Le Deluge (talkcontribs)

And the replication problem is ongoing - another 7 cats are still there that were deleted today such as here

Achim55 (talkcontribs)
Le Deluge (talkcontribs)

And now it's a bit over 3 hours. Thanks, it's a sign of database stress, but I'm not talking about something that's "just" a bit of replication lag. These queries seem to reflect what's happening in the production database pretty closely - a minute or two lag at most. What I'm talking about is individual entries getting "stuck" - for over a year in some cases.

It feels like these entries have ended up getting permanently locked on the Quarry db, apparently as a result of being moved or deleted on the production database (presumably at a time of database stress). The locks have been cleared on the production db but not on the Quarry db and as a result the entries on the Quarry db can't be updated.

At least, that's my guess.

Achim55 (talkcontribs)

The increasing lag mentioned above is now at 37 hours, subtracting 14 of yesterday, there is no replication at all.Yesterday at 12:32 (UTC) I saved a page on Commons the content of which isn't queriable via quarry by now.

Le Deluge (talkcontribs)

Ahem, it does sound less impressive if you accidentally divide by 10 like I did.... Again, we are at slight cross-purposes, I'm talking about the main en database which is not showing significant lag, even if the Commons database is struggling. But the fact that a major database is under such stress must mean that Wikimedia as a whole has a problem.

BDavis (WMF) (talkcontribs)

There is ongoing production maintenance of the "s4" shard that hosts the commons database. The latest at this writing is phab:T166206. This query of the server admin logs shows others happening recently.

You can check on the lag of particular database replicas using https://tools.wmflabs.org/replag/.

The DBA team has been working on building a new replica cluster for Labs/Cloud Services that we hope will be ready for everyone to use in the next month or two. This new cluster uses a different backend technology for replication (row based replication rather than binlogs) that should stay in better sync with the production servers. This process of bringing up a new cluster from scratch is pretty slow because we can't just copy the data directly from production. The wiki replicas are filtered to remove data that has been supressed and that filtering process needs to happen as the data is copied across rather than some operation after a full copy to try and remove it.

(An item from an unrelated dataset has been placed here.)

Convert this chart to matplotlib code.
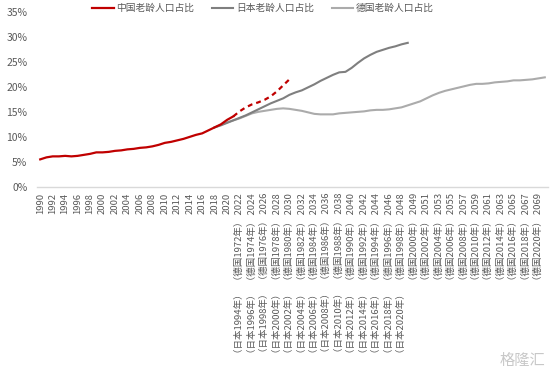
import matplotlib
matplotlib.use("Agg")
import matplotlib.pyplot as plt
import numpy as np

plt.rcParams['font.family'] = ['Noto Sans CJK SC', 'DejaVu Sans']

# 老龄人口占比 (%), 横轴按类别序号排列 (1990 起每格一年)
china = [5.6, 6.0, 6.2, 6.2, 6.3, 6.2, 6.3, 6.5, 6.7, 7.0,
         7.0, 7.1, 7.3, 7.4, 7.6, 7.7, 7.9, 8.0, 8.2, 8.5,
         8.9, 9.1, 9.4, 9.7, 10.1, 10.5, 10.8, 11.4, 12.0, 12.6,
         13.5, 14.2, 15.2, 16.0, 16.6, 17.0, 17.5, 18.2, 19.2, 20.4,
         21.6]
china_forecast_from = 31   # 之后为预测(虚线)

japan_start = 28
japan = [12.0, 12.4, 12.9, 13.4, 13.9, 14.4, 15.0, 15.6, 16.2, 16.8,
         17.3, 17.8, 18.5, 19.0, 19.4, 20.0, 20.6, 21.3, 21.9, 22.5,
         23.0, 23.1, 23.9, 24.9, 25.8, 26.5, 27.1, 27.5, 27.9, 28.2,
         28.6, 28.9]

germany_start = 28
germany = [12.0, 12.5, 13.0, 13.4, 13.8, 14.3, 14.8, 15.1, 15.3, 15.5,
           15.7, 15.8, 15.7, 15.5, 15.3, 15.0, 14.7, 14.6, 14.6, 14.6,
           14.8, 14.9, 15.0, 15.1, 15.2, 15.4, 15.5, 15.5, 15.6, 15.8,
           16.0, 16.4, 16.8, 17.2, 17.8, 18.4, 18.9, 19.3, 19.6, 19.9,
           20.2, 20.5, 20.7, 20.7, 20.8, 21.0, 21.1, 21.2, 21.4, 21.4,
           21.5, 21.6, 21.8, 22.0]

n_categories = 82

year_ticks = ["1990", "1992", "1994", "1996", "1998", "2000", "2002", "2004",
              "2006", "2008", "2010", "2012", "2014", "2016", "2018", "2020",
              "2022", "2024", "2026", "2028", "2030", "2032", "2034", "2036",
              "2038", "2040", "2042", "2044", "2046", "2048", "2049", "2051",
              "2053", "2055", "2057", "2059", "2061", "2063", "2065", "2067",
              "2069"]
japan_ticks = ["1994", "1996", "1998", "2000", "2002", "2004", "2006", "2008",
               "2010", "2012", "2014", "2016", "2018", "2020"]
germany_ticks = ["1972", "1974", "1976", "1978", "1980", "1982", "1984", "1986",
                 "1988", "1990", "1992", "1994", "1996", "1998", "2000", "2002",
                 "2004", "2006", "2008", "2010", "2012", "2014", "2016", "2018",
                 "2020"]

labels = []
first_tag = len(year_ticks) - len(germany_ticks)
for k, y in enumerate(year_ticks):
    s = y
    if k >= first_tag:
        s = "（德国" + germany_ticks[k - first_tag] + "年） " + s
        j = k - first_tag
        if j < len(japan_ticks):
            s = "（日本" + japan_ticks[j] + "年）  " + s
    labels.append(s)

RED = "#C00000"
DARK = "#7F7F7F"
LIGHT = "#ABABAB"
TXT = "#595959"

fig = plt.figure(figsize=(5.54, 3.74), dpi=100)
ax = fig.add_axes([0.067, 0.499, 0.922, 0.468])

x_cn = np.arange(len(china))
x_jp = np.arange(japan_start, japan_start + len(japan))
x_de = np.arange(germany_start, germany_start + len(germany))

ax.plot(x_de, germany, color=LIGHT, lw=1.5, label="德国老龄人口占比", zorder=2)
ax.plot(x_jp, japan, color=DARK, lw=1.5, label="日本老龄人口占比", zorder=3)
ax.plot(x_cn[:china_forecast_from + 1], china[:china_forecast_from + 1],
        color=RED, lw=1.6, label="中国老龄人口占比", zorder=4)
ax.plot(x_cn[china_forecast_from:], china[china_forecast_from:],
        color=RED, lw=1.6, ls=(0, (2.2, 1.8)), zorder=4)

ax.set_xlim(-0.5, n_categories - 0.5)
ax.set_ylim(0, 35)
ax.set_yticks(np.arange(0, 36, 5))
ax.set_yticklabels([f"{v}%" for v in range(0, 36, 5)])
ax.set_xticks(np.arange(0, 2 * len(labels), 2))
ax.set_xticklabels(labels, rotation=90)

ax.tick_params(axis="x", length=0, pad=4, labelsize=6.8, colors=TXT)
ax.tick_params(axis="y", length=0, pad=7, labelsize=7.5, colors=TXT)
for s in ("top", "right", "left"):
    ax.spines[s].set_visible(False)
ax.spines["bottom"].set_color("#D9D9D9")
ax.spines["bottom"].set_linewidth(1.0)

h, l = ax.get_legend_handles_labels()
order = [2, 1, 0]
fig.legend([h[i] for i in order], [l[i] for i in order], loc="center",
           bbox_to_anchor=(0.475, 0.978), ncol=3, frameon=False,
           fontsize=7, handlelength=2.2, handletextpad=0.3, columnspacing=1.8,
           labelcolor=TXT)

fig.text(0.985, 0.035, "格隆汇", ha="right", va="center", fontsize=11,
         color="#C8C8C8")

fig.savefig("out.png", dpi=100)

We don't like it when the replicas are out of sync by more than a second or two, but sometimes there isn't much that can be done to prevent it. You can take some amount of solace in knowing that back in the olden days of the toolserver replica lag of more than a week was not uncommon for all of the tables in all of the wikis. We are generally doing a lot better as time goes on.

BDavis (WMF) (talkcontribs)

The s4 shard is back in sync, but there is another planned maintenance starting sometime on 2017-06-12 that will cause replication to lag for a few days (phab:T166206#3331928).